Message of His Holiness Pope Francis for Lent

“I desire mercy, and not sacrifice” (Mt 9:13). The works of mercy on the road of the Jubilee.

…“I asked that the season of Lent in this Jubilee Year be lived more intensely as a privileged moment to celebrate and experience God’s mercy”…

…”For all of us, then, the season of Lent in this Jubilee Year is a favourable time to overcome our existential alienation by listening to God’s word and by practising the works of mercy.”…

Full Text

A Prayer for Lent (Walter Brueggeman)

Marked by Ashes

Ruler of the Night, Guarantor of the day . . .

This day — a gift from you.

This day — like none other you have ever given, or we have ever received.

This Wednesday dazzles us with gift and newness and possibility.

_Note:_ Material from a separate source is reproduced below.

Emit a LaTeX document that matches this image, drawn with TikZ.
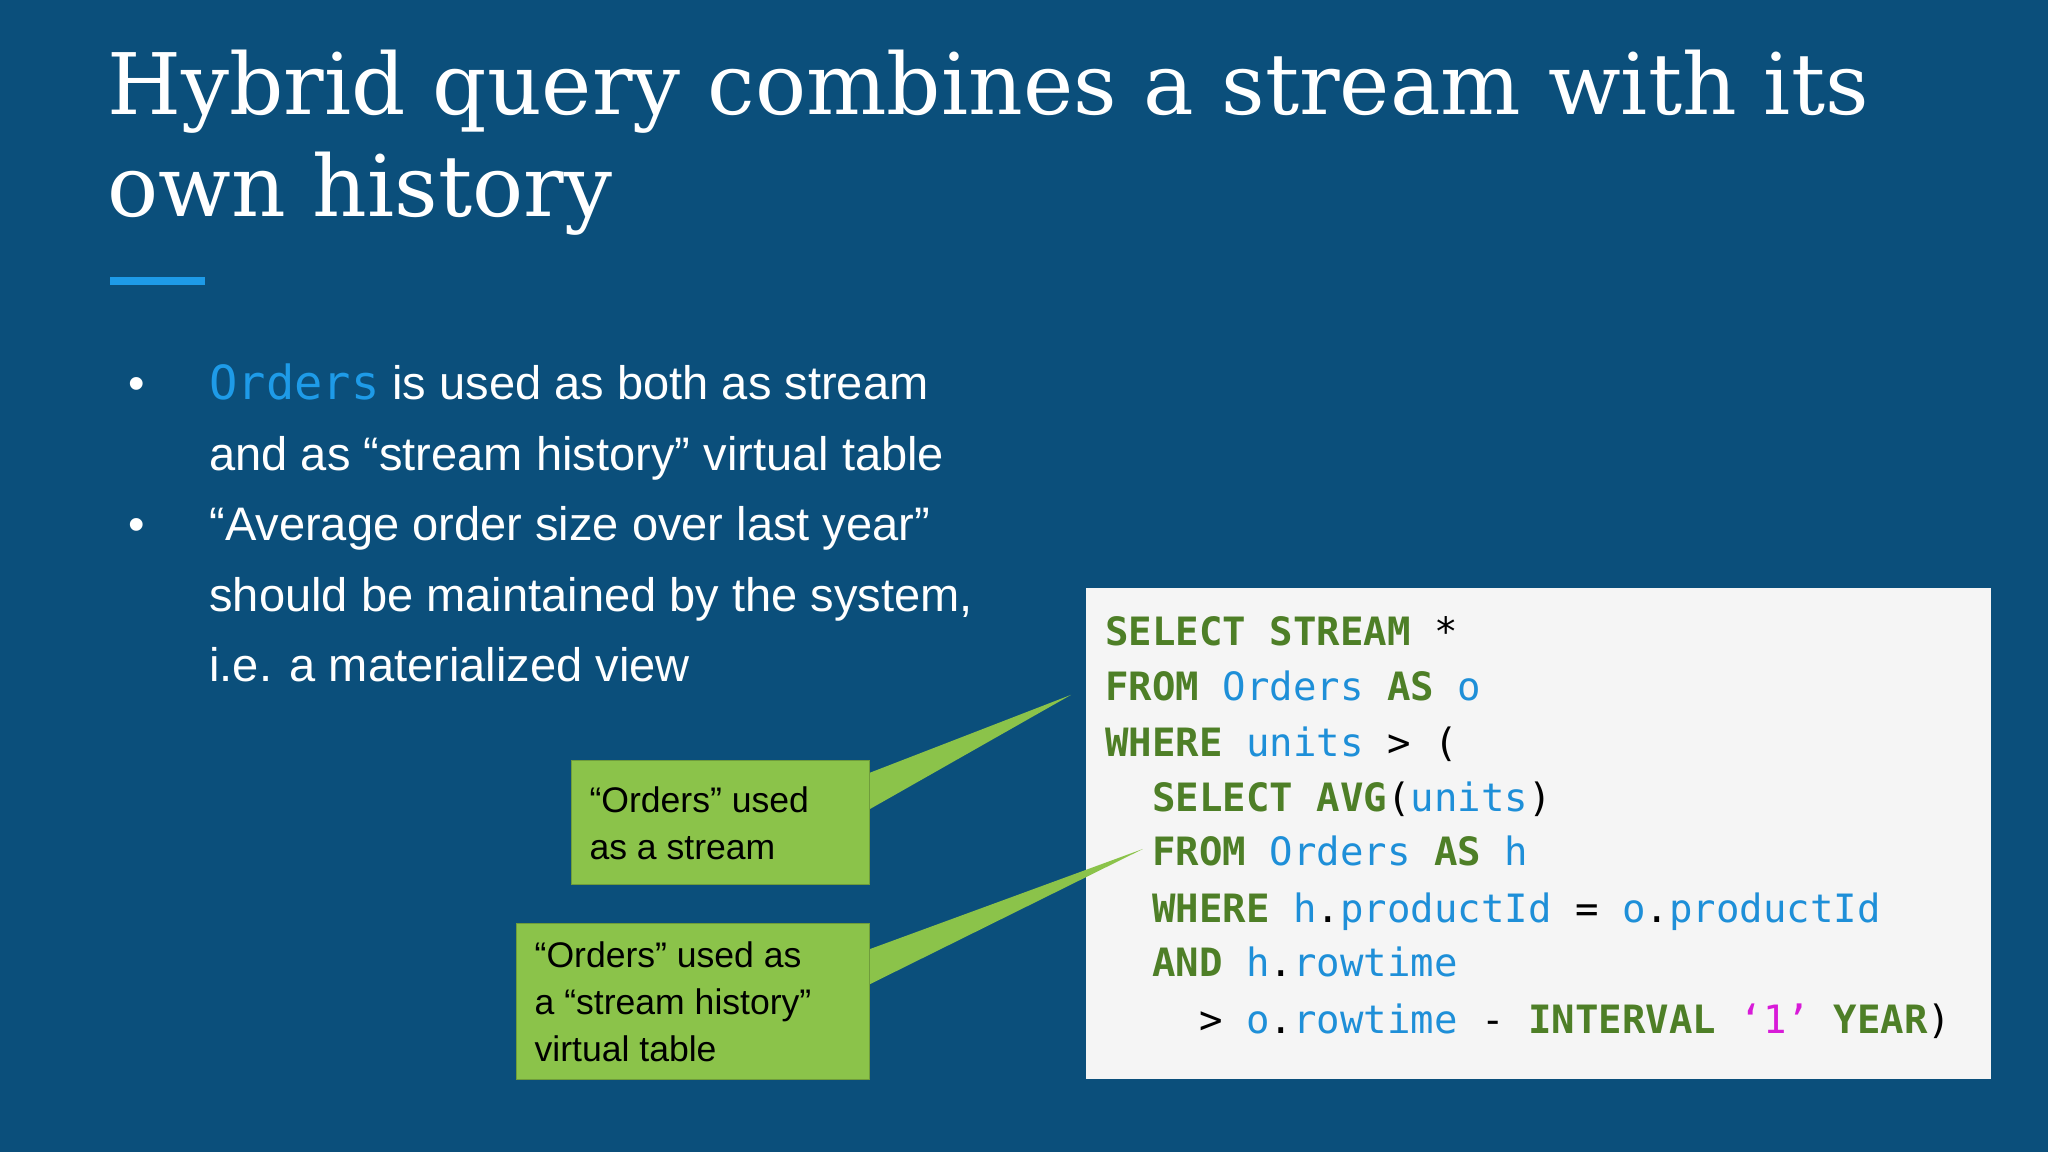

This Wednesday burdens us with the tasks of the day, for we are already halfway home

halfway back to committees and memos,

halfway back to calls and appointments,

halfway on to next Sunday,

halfway back, half frazzled, half expectant,

half turned toward you, half rather not.

This Wednesday is a long way from Ash Wednesday,

but all our Wednesdays are marked by ashes —

we begin this day with that taste of ash in our mouth:

of failed hope and broken promises,

of forgotten children and frightened women,

we ourselves are ashes to ashes, dust to dust;

we can taste our mortality as we roll the ash around on our tongues.

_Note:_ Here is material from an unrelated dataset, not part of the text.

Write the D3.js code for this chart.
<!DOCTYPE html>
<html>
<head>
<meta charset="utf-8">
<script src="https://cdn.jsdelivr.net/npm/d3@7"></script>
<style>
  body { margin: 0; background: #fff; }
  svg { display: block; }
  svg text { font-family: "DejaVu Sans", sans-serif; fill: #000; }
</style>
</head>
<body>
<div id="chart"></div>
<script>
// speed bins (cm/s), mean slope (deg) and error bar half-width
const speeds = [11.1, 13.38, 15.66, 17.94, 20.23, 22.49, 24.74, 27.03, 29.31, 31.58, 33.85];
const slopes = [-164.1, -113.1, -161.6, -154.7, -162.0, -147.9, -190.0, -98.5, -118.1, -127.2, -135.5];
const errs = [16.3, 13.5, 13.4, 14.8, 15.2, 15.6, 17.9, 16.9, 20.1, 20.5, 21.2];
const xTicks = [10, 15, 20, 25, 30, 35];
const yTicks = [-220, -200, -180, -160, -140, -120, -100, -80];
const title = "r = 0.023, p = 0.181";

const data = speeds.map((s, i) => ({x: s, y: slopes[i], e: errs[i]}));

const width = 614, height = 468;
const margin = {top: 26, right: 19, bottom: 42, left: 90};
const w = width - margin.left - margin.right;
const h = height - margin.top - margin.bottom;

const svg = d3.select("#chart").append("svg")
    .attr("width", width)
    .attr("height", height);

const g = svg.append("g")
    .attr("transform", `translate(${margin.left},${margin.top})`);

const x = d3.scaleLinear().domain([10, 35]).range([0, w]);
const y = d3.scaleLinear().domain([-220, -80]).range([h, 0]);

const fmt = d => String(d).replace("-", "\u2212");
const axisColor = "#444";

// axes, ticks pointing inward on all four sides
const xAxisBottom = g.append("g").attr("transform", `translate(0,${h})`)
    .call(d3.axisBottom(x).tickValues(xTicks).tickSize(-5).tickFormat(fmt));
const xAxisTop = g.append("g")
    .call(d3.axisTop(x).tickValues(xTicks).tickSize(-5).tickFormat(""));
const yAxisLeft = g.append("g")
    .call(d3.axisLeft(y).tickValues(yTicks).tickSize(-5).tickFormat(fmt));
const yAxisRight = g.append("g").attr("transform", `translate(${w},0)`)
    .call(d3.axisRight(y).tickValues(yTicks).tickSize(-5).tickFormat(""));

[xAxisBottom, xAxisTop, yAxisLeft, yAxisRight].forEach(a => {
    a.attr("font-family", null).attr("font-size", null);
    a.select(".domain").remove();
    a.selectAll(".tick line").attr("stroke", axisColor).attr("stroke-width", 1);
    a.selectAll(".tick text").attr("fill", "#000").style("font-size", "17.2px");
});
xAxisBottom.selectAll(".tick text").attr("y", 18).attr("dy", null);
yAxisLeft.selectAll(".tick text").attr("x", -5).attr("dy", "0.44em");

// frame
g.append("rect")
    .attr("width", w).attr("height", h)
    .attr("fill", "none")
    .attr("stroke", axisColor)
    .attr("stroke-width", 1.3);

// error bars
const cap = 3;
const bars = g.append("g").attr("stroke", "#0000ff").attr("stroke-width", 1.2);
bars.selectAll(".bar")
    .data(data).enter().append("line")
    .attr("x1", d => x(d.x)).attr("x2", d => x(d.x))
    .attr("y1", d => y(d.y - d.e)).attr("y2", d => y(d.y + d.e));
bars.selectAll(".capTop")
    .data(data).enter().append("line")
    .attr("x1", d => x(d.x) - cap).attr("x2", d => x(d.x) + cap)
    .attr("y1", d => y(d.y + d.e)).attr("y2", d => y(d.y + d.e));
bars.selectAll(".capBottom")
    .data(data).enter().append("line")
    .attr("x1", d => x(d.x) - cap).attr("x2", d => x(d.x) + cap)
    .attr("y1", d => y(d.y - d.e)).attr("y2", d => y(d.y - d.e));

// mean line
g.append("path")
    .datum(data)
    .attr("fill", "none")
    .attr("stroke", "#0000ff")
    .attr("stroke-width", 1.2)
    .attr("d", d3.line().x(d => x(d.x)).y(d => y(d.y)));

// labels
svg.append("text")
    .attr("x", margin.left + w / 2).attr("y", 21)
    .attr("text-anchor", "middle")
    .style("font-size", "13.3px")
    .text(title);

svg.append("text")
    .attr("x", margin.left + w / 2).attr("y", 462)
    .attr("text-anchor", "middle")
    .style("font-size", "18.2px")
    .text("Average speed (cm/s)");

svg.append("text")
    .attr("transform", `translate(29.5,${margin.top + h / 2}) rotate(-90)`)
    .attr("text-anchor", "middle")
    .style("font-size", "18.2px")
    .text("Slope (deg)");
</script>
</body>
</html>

We are able to ponder our ashness with

some confidence, only because our every Wednesday of ashes

anticipates your Easter victory over that dry, flaky taste of death.

On this Wednesday, we submit our ashen way to you —

you Easter parade of newness.

Before the sun sets, take our Wednesday and Easter us,

Easter us to joy and energy and courage and freedom;

Easter us that we may be fearless for your truth.

Come here and Easter our Wednesday with

mercy and justice and peace and generosity.

We pray as we wait for the Risen One who comes soon.

Let us seize this opportunity to enter the desert, to trust in the Lord, to overcome our demons.